ものすごく嫌がっているので、実習生をつれて社長の元へ。上記の顛末を伝えていると、社長が話を遮りました。
「ちょっと待てよっ!俺は聴いてねえぞ!!」
確かに、問題があった時は社長に報告するのが常でしたが、半年前から部長へ報告するよう指示を受けていました。問題は部長から社長に上げると。まあ、こんなことを言っても仕方がないので、報告をしなかったことをお詫びしました。
「いや!才谷さんじゃないよ!あいつだよ!呼んでこい!」
女性の事務スタッフが大慌てで内線で部長を呼びました。
部長入室。
「俺は聴いてねえぞ!あんたが報告しないでどーすんだっ!報告連絡相談なんて毎日偉そうに言っているのに、自分が出来ないでどーするよっ!」
ガンガンに怒られる部長。
部長の責任に関しても追求され、一気に修羅場に。
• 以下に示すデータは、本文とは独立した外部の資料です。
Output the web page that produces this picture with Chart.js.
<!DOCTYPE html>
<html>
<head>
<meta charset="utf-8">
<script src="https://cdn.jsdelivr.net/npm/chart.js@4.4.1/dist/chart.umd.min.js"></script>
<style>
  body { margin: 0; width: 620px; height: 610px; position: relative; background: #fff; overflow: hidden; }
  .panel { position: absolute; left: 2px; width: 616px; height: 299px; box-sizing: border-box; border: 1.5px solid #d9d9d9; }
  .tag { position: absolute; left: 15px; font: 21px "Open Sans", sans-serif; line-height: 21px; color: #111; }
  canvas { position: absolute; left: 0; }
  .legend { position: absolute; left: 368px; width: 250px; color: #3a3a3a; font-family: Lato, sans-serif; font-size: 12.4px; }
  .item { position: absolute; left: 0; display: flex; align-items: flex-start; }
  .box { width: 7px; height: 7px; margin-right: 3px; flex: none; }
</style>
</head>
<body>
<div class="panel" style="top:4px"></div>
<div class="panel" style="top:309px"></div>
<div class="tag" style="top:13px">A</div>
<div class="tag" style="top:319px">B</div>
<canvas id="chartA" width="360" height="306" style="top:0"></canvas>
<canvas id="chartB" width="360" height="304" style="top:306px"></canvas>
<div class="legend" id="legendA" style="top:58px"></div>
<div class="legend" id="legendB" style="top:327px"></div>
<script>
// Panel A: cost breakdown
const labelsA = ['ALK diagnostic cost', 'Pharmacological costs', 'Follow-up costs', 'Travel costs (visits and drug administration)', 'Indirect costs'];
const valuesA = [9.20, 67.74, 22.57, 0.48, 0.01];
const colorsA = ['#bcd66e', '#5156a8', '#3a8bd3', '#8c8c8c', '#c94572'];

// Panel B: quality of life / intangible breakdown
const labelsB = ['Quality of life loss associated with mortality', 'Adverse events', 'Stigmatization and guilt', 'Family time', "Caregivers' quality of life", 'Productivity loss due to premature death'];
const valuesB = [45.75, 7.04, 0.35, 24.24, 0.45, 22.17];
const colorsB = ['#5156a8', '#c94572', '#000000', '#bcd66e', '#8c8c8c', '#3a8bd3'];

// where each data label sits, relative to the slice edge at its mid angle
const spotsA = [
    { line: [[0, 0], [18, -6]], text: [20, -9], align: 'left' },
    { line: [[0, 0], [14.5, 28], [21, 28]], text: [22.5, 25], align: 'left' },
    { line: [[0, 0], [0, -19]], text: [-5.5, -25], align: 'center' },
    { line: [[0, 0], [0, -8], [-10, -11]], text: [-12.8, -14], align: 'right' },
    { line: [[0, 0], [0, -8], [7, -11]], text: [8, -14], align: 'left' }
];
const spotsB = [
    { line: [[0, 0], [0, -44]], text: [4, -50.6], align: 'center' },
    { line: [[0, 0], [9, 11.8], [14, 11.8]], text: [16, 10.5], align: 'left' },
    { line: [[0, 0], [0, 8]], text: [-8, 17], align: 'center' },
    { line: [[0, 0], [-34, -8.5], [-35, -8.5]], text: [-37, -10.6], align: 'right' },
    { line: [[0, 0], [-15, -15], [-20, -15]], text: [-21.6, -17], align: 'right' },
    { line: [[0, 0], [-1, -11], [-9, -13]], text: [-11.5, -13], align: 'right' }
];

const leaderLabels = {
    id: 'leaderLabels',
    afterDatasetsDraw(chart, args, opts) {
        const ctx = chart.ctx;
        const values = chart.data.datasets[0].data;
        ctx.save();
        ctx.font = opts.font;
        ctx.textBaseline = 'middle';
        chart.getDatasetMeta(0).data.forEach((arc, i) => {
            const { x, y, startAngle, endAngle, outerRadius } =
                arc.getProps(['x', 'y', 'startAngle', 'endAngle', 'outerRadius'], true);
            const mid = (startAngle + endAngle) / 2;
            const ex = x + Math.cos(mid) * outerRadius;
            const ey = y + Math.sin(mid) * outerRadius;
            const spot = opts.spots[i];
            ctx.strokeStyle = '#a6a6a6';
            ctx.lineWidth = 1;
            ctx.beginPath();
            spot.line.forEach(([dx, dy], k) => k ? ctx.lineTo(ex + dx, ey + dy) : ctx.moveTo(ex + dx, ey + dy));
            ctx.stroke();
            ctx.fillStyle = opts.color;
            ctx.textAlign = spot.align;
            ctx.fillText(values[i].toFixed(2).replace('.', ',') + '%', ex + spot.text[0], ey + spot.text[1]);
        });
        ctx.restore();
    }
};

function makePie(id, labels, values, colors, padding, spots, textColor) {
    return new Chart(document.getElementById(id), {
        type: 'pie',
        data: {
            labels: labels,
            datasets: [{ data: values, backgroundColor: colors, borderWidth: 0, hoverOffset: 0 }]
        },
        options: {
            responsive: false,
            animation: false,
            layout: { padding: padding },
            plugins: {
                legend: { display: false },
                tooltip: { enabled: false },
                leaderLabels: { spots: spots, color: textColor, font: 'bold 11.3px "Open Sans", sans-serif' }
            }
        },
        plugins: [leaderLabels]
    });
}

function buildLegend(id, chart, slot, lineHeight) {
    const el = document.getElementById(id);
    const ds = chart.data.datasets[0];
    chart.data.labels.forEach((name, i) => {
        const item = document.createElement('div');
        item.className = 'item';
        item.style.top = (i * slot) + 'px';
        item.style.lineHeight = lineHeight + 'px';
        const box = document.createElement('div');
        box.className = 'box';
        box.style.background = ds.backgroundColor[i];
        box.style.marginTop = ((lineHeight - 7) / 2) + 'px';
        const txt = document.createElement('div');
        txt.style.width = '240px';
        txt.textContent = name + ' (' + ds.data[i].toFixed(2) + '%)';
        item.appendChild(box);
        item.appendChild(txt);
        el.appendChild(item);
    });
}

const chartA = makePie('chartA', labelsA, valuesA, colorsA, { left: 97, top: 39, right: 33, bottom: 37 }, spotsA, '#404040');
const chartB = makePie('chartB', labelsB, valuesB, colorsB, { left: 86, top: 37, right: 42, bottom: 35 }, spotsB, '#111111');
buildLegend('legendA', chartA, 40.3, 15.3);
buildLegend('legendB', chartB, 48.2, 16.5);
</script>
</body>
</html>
怒号が聞こえ、他のスタッフが入室来てきて、私と実習生を退室させてくれました。
この後、帰国の手続きを取り終了。
住環境は大事。受け入れ側のモラル向上も大事
まあ、このいい加減な企業の話はともかくとして。
実習生のメンタルケアって大事ですね。1年目は特に適応力が必要だと思います。私も中国で駐在していた時期がありましたけど、1年目ってものすごく疲れるし、慣れずにしょっちゅう腸炎にかかっていました。心と体って本当に一体何です。病は気からと言いますし、逆に体調がずっと悪いと気持ちまで病んできます。
- 外国人技能実習生は金を稼ぎに来ているだけ。
- 夜勤だって残業だってなんだってやる。
- 汚い仕事をやらせても文句一つ言わない。
- 母国ではタコ部屋に住んで仕事をしているのだから、日本だって2DKの部屋に6人ぶっ込んでも構わん。
こんなことを考えている企業さんは少なくないはずです。
肩を持つわけではありませんが、住環境は大事です。むしろ劣悪とは言わないまでも、日本人が住めないような宿舎を提供するのは、日本の恥じを晒すのと同じこと。特別贔屓にしろとは言いません。2DKの部屋に二人住まい、3DKの部屋に三人住まい。狭くてもいいから一人部屋を確保して上げることって大事だと思います。
一人部屋を提供できている企業はこれっぽっちも問題ありません。
住環境が酷いところほど問題が起こりやすいですね。ケンカとか、周囲の雑音の影響によるいざこざです。
今回の企業さんの実習生宿舎の環境は悪くありません。実習生の心の問題でした。原因究明のためにインタビューを行いましたが、長くなるので次回以降書かせていただきます。